STATED PROBLEM:
Work through the following lines and count those that hold the word "this". Reply with that number only.
───── EXTRACTED INFORMATION ─────
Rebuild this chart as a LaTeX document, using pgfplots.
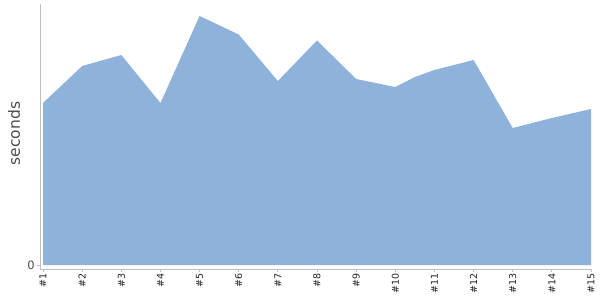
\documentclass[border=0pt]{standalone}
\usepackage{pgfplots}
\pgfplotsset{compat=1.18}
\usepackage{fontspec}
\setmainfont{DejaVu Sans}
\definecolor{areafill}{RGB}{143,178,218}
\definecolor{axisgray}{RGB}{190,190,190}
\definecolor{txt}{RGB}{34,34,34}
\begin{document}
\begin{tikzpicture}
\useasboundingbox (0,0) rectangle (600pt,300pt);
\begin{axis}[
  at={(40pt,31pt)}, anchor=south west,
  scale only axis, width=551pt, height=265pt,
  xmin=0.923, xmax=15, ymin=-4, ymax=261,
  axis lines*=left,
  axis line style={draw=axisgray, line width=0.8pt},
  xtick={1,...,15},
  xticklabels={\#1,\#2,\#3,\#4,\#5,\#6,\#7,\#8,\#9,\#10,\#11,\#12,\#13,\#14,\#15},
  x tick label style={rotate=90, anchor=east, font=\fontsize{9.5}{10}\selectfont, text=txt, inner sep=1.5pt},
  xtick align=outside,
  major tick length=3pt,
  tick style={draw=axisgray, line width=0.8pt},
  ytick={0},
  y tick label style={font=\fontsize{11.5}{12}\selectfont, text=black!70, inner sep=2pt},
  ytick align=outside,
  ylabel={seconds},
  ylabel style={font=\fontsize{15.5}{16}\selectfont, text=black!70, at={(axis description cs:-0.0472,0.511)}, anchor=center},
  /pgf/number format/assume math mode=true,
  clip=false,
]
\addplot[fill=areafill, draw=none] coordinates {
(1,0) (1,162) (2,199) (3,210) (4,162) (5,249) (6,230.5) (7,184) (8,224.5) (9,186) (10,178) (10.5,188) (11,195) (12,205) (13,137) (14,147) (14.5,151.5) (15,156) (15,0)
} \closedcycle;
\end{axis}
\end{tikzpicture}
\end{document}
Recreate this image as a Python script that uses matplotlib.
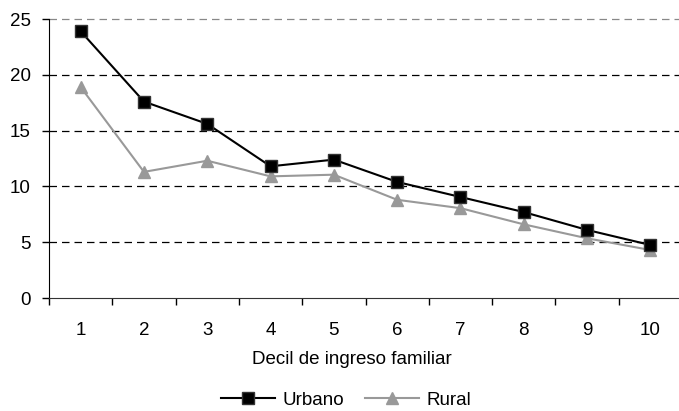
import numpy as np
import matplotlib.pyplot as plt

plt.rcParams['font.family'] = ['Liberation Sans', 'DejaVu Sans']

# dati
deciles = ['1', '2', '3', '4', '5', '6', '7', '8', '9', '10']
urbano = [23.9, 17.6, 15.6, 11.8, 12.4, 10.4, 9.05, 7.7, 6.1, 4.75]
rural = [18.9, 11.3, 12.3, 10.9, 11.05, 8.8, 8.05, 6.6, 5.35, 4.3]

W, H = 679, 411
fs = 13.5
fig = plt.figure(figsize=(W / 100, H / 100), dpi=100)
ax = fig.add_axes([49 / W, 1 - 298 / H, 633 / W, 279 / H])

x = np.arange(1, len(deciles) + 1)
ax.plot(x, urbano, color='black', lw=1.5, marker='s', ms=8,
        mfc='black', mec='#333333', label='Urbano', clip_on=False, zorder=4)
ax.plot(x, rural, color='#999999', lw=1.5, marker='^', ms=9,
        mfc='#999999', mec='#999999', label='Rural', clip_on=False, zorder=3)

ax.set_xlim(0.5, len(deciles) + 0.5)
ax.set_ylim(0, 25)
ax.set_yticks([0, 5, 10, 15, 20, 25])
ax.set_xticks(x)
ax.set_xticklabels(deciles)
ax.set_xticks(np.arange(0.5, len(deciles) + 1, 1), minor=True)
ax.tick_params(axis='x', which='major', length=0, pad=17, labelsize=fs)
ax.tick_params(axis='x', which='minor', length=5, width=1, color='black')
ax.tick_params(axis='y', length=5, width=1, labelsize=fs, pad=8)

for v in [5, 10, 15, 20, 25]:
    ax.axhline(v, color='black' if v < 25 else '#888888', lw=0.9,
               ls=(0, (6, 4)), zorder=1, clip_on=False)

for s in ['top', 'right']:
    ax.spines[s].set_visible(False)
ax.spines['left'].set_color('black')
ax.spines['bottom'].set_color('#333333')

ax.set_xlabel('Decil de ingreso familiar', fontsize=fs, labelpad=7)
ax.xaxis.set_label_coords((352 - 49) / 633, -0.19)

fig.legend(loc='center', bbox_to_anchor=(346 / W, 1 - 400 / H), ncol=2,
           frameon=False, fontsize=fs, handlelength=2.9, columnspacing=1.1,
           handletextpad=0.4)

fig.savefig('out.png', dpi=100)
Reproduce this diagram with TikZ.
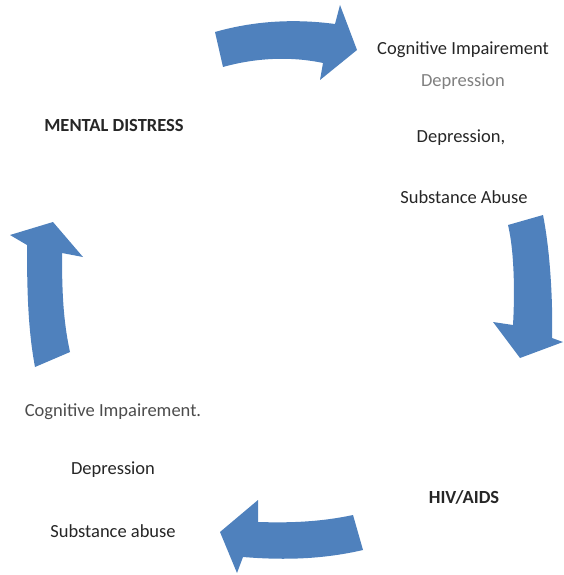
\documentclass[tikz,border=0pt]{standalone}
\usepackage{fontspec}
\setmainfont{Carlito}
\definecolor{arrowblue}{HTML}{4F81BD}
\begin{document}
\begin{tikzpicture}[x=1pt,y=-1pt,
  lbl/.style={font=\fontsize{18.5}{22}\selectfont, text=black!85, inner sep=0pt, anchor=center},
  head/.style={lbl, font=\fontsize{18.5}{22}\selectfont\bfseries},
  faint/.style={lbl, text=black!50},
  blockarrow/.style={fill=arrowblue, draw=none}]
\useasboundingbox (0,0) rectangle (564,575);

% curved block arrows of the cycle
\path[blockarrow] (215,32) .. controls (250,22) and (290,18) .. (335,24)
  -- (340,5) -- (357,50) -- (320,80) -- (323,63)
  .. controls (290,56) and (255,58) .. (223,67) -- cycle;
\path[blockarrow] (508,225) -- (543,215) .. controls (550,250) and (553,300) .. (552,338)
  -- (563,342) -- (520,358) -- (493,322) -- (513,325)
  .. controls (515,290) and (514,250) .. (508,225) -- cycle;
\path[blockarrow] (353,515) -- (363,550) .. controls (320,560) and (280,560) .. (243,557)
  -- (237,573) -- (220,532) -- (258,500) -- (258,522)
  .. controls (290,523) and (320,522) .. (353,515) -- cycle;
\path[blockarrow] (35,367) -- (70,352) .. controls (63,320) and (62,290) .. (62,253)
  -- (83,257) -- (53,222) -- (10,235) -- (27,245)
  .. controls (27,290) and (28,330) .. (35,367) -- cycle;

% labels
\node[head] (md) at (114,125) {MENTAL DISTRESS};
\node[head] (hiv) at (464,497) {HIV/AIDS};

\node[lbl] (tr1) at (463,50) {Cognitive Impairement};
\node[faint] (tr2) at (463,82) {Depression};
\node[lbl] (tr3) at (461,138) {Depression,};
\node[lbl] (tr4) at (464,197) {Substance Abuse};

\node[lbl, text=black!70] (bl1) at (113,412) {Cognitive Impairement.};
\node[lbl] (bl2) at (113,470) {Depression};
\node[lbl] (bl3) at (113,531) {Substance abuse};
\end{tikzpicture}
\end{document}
─────
EXERCISE ANSWER:
3